The latest housing decline has pummeled the value of Mortgage Backed Securities...are they not counting these? How many Credit Default Swaps did they have riding on GM? GM has already stated that they will run out of cash in March and it has already been agreed that a bankruptcy would be the likely outcome. For years GM has been the poster child for CDS bets with estimates running in the multi $TRILLIONS of bets placed on GM. Counterparty failures are already stressing the derivatives market but a GM failure will surely set off the Weapon Of Mass Financial Destruction blowing the big banks out of the water.

So why did Citigroup do it?

That's easy....next week starts the Stock Black-out Period for most of the financial institutions before their 1st quarter earnings release. During the black-out period company employees are not allowed to trade (or dump) their own stock until after their earnings release. With the banking sector about to implode any day this will be the insiders last gasp at cashing out.

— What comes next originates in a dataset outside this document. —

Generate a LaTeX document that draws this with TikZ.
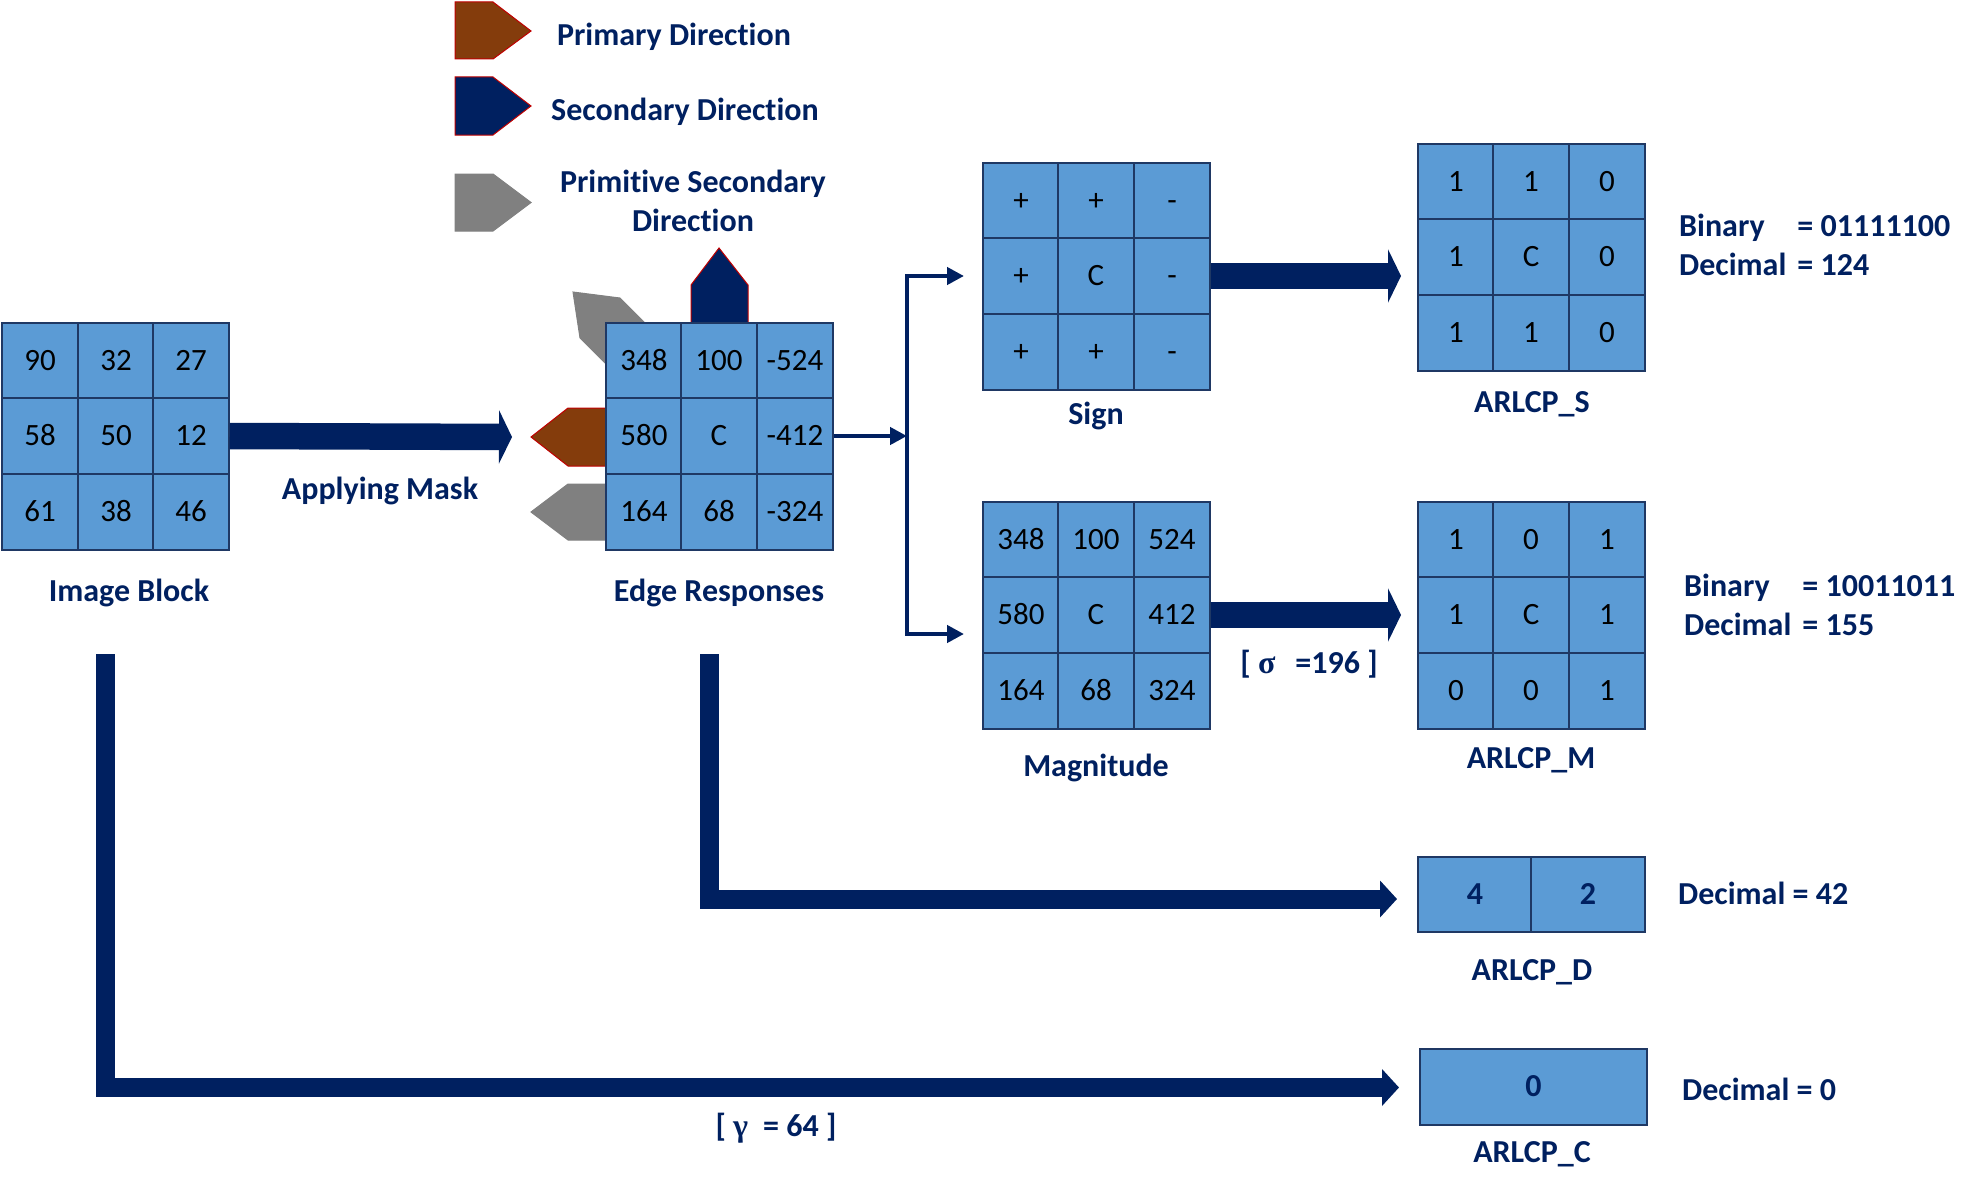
\documentclass[tikz,border=0pt]{standalone}
\usepackage{fontspec}
\setmainfont[Ligatures=NoCommon]{Carlito}
\newfontfamily\greekfont{Liberation Serif}
\usetikzlibrary{arrows.meta}
\definecolor{cellblue}{HTML}{5B9BD5}
\definecolor{gridline}{HTML}{1F3864}
\definecolor{navy}{HTML}{002060}
\definecolor{rust}{HTML}{843C0C}
\definecolor{edgered}{HTML}{C00000}
\definecolor{shade}{HTML}{808080}
\tikzset{
  cell/.style={draw=gridline, line width=2pt, fill=cellblue, minimum width=75.5pt,
    minimum height=75.5pt, inner sep=0pt, font=\fontsize{31}{37}\selectfont,
    text height=19.5pt, text depth=0pt},
  codecell/.style={cell, text=navy, font=\fontsize{32}{38}\selectfont\bfseries},
  tag/.style={text=navy, inner sep=0pt, font=\fontsize{32}{39}\selectfont\bfseries,
    text height=20pt, text depth=0pt},
  primary/.style={fill=rust, draw=edgered, line width=1pt},
  secondary/.style={fill=navy, draw=edgered, line width=1pt},
  primitive/.style={fill=shade, draw=shade, line width=1pt},
  link/.style={draw=navy, line width=4.5pt},
  bigarrow/.style={draw=navy, line width=26.5pt, -{Triangle[length=13pt,width=53pt]}},
  lbend/.style={draw=navy, line width=19pt, -{Triangle[length=17pt,width=36pt]}}
}
\begin{document}
\begin{tikzpicture}[x=1pt,y=-1pt]
      \useasboundingbox (0,0) rectangle (1968,1199);
      % legend
      \draw[primary] (455,2) -- (493,2) -- (531,31) -- (493,59) -- (455,59) -- cycle;
      \draw[secondary] (455,77) -- (493,77) -- (531,106) -- (493,135) -- (455,135) -- cycle;
      \draw[primitive] (455,174) -- (493,174) -- (531,202.5) -- (493,231) -- (455,231) -- cycle;
      \node[tag] (legprim) at (674,36) {Primary Direction};
      \node[tag] (legsec) at (685,111) {Secondary Direction};
      \node[tag, align=center, text height=, text depth=] (legprimitive) at (693,201)
        {Primitive Secondary\\Direction};
      % directions round the edge responses
      \draw[primitive] (573,292) -- (620,298) -- (655,333) -- (615,373) -- (580,338) -- cycle;
      \draw[secondary] (691,330) -- (691,285) -- (719,248) -- (748,285) -- (748,330) -- cycle;
      \draw[primary] (612,408) -- (568,408) -- (531,437) -- (568,466) -- (612,466) -- cycle;
      \draw[primitive] (612,484) -- (568,484) -- (531,512) -- (568,540) -- (612,540) -- cycle;
      % image block
      \path
        (40,361) node[cell] (ib1){90}
        (116,361) node[cell] (ib2){32}
        (191,361) node[cell] (ib3){27}
        (40,436) node[cell] (ib4){58}
        (116,436) node[cell] (ib5){50}
        (191,436) node[cell] (ib6){12}
        (40,512) node[cell] (ib7){61}
        (116,512) node[cell] (ib8){38}
        (191,512) node[cell] (ib9){46};
      % edge responses
      \path
        (644,361) node[cell] (er1){348}
        (719,361) node[cell] (er2){100}
        (795,361) node[cell] (er3){-524}
        (644,436) node[cell] (er4){580}
        (719,436) node[cell] (er5){C}
        (795,436) node[cell] (er6){-412}
        (644,512) node[cell] (er7){164}
        (719,512) node[cell] (er8){68}
        (795,512) node[cell] (er9){-324};
      % sign
      \path
        (1021,201) node[cell] (sg1){+}
        (1096,201) node[cell] (sg2){+}
        (1172,201) node[cell] (sg3){-}
        (1021,276) node[cell] (sg4){+}
        (1096,276) node[cell] (sg5){C}
        (1172,276) node[cell] (sg6){-}
        (1021,352) node[cell] (sg7){+}
        (1096,352) node[cell] (sg8){+}
        (1172,352) node[cell] (sg9){-};
      % magnitude
      \path
        (1021,540) node[cell] (mg1){348}
        (1096,540) node[cell] (mg2){100}
        (1172,540) node[cell] (mg3){524}
        (1021,615) node[cell] (mg4){580}
        (1096,615) node[cell] (mg5){C}
        (1172,615) node[cell] (mg6){412}
        (1021,691) node[cell] (mg7){164}
        (1096,691) node[cell] (mg8){68}
        (1172,691) node[cell] (mg9){324};
      % ARLCP_S
      \path
        (1456,182) node[cell] (cs1){1}
        (1531,182) node[cell] (cs2){1}
        (1607,182) node[cell] (cs3){0}
        (1456,257) node[cell] (cs4){1}
        (1531,257) node[cell] (cs5){C}
        (1607,257) node[cell] (cs6){0}
        (1456,333) node[cell] (cs7){1}
        (1531,333) node[cell] (cs8){1}
        (1607,333) node[cell] (cs9){0};
      % ARLCP_M
      \path
        (1456,540) node[cell] (cm1){1}
        (1531,540) node[cell] (cm2){0}
        (1607,540) node[cell] (cm3){1}
        (1456,615) node[cell] (cm4){1}
        (1531,615) node[cell] (cm5){C}
        (1607,615) node[cell] (cm6){1}
        (1456,691) node[cell] (cm7){0}
        (1531,691) node[cell] (cm8){0}
        (1607,691) node[cell] (cm9){1};
      % ARLCP_D and ARLCP_C
      \path
        (1475,894.5) node[codecell, minimum width=113.5pt] (cd1){4}
        (1588,894.5) node[codecell, minimum width=113.5pt] (cd2){2}
        (1533.5,1087) node[codecell, minimum width=227pt] (cc1){0};
      % names and values
      \node[tag] (ibname) at (129,591) {Image Block};
      \node[tag] (maskname) at (380,489) {Applying Mask};
      \node[tag] (ername) at (719,591) {Edge Responses};
      \node[tag] (sgname) at (1096,414) {Sign};
      \node[tag] (mgname) at (1096,766) {Magnitude};
      \node[tag] (csname) at (1532,402) {ARLCP\_S};
      \node[tag] (cmname) at (1531,758) {ARLCP\_M};
      \node[tag] (cdname) at (1532,970) {ARLCP\_D};
      \node[tag] (ccname) at (1532,1152) {ARLCP\_C};
      \node[tag] (sigma) at (1309,663) {[ {\greekfont σ}\hspace{20pt}=196 ]};
      \node[tag] (gamma) at (776,1126) {[ {\greekfont γ}\hspace{15pt}= 64 ]};
      \node[tag, anchor=west, text height=, text depth=] (csval) at (1679,248)
        {\begin{tabular}{@{}l@{\hspace{11pt}}l@{}}Binary & = 01111100\\Decimal & = 124\end{tabular}};
      \node[tag, anchor=west, text height=, text depth=] (cmval) at (1684,608)
        {\begin{tabular}{@{}l@{\hspace{11pt}}l@{}}Binary & = 10011011\\Decimal & = 155\end{tabular}};
      \node[tag, anchor=west] (cdval) at (1678,894) {Decimal = 42};
      \node[tag, anchor=west] (ccval) at (1682,1090) {Decimal = 0};
      % connectors
      \coordinate (masktip) at (512,437);
      \coordinate (fork) at (907,436);
      \coordinate (forkN) at (907,276);
      \coordinate (forkS) at (907,634);
      \coordinate (toS) at (964,276);
      \coordinate (toM) at (964,634);
      \coordinate (stip) at (1401,276);
      \coordinate (mtip) at (1401,615);
      \coordinate (erdrop) at (709.5,654);
      \coordinate (dtip) at (1397,899);
      \coordinate (ibdrop) at (105.5,654);
      \coordinate (ctip) at (1399,1087.5);
      \begin{scope}[]
        \draw[bigarrow] (ib6.east) -- (masktip);
        \draw[link, -{Triangle[length=17pt,width=17pt]}] (er6.east) -- (fork);
        \draw[link, {Triangle[length=17pt,width=17pt]}-{Triangle[length=17pt,width=17pt]}]
          (toS) -- (forkN) -- (forkS) -- (toM);
        \draw[bigarrow] (sg6.east) -- (stip);
        \draw[bigarrow] (mg6.east) -- (mtip);
        \draw[lbend] (erdrop) |- (dtip);
        \draw[lbend] (ibdrop) |- (ctip);
      \end{scope}
    \end{tikzpicture}
\end{document}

Yes. This is a complete fraud but the SEC is in on the game.

Anonymous said...

Citi could have counted the reduced market value of its debt as part of "other income" - this is what Barclays did just a few weeks ago
http://blogs.ft.com/maverecon/2009/02/accounting-according-to-barclays-declining-creditworthiness-as-a-source-of-profits/

Anonymous said...

Ben,

Thanks as well as to all those who commented. I'm short as well and all this helps a lot. We may have to hold our noses a bit but it shouldn't last too long. For the mutual fund public this has got to be an opportunity to sell,so beyond short covering and hedge funds in on the game I don't see much pushing the market hgher.

SS

Anonymous said...

Ben,

Great blog!

Does this mean that there will be another rush into gold by the Europeans and that it will spike to $1000/oz again?

Anonymous said...

...maybe...but always remember just about the time you're absolutely sure an indicator is going to make you rich...well, that's also about the time it puts you in the poorhouse.

Anonymous said...

none is right - how can this be legal?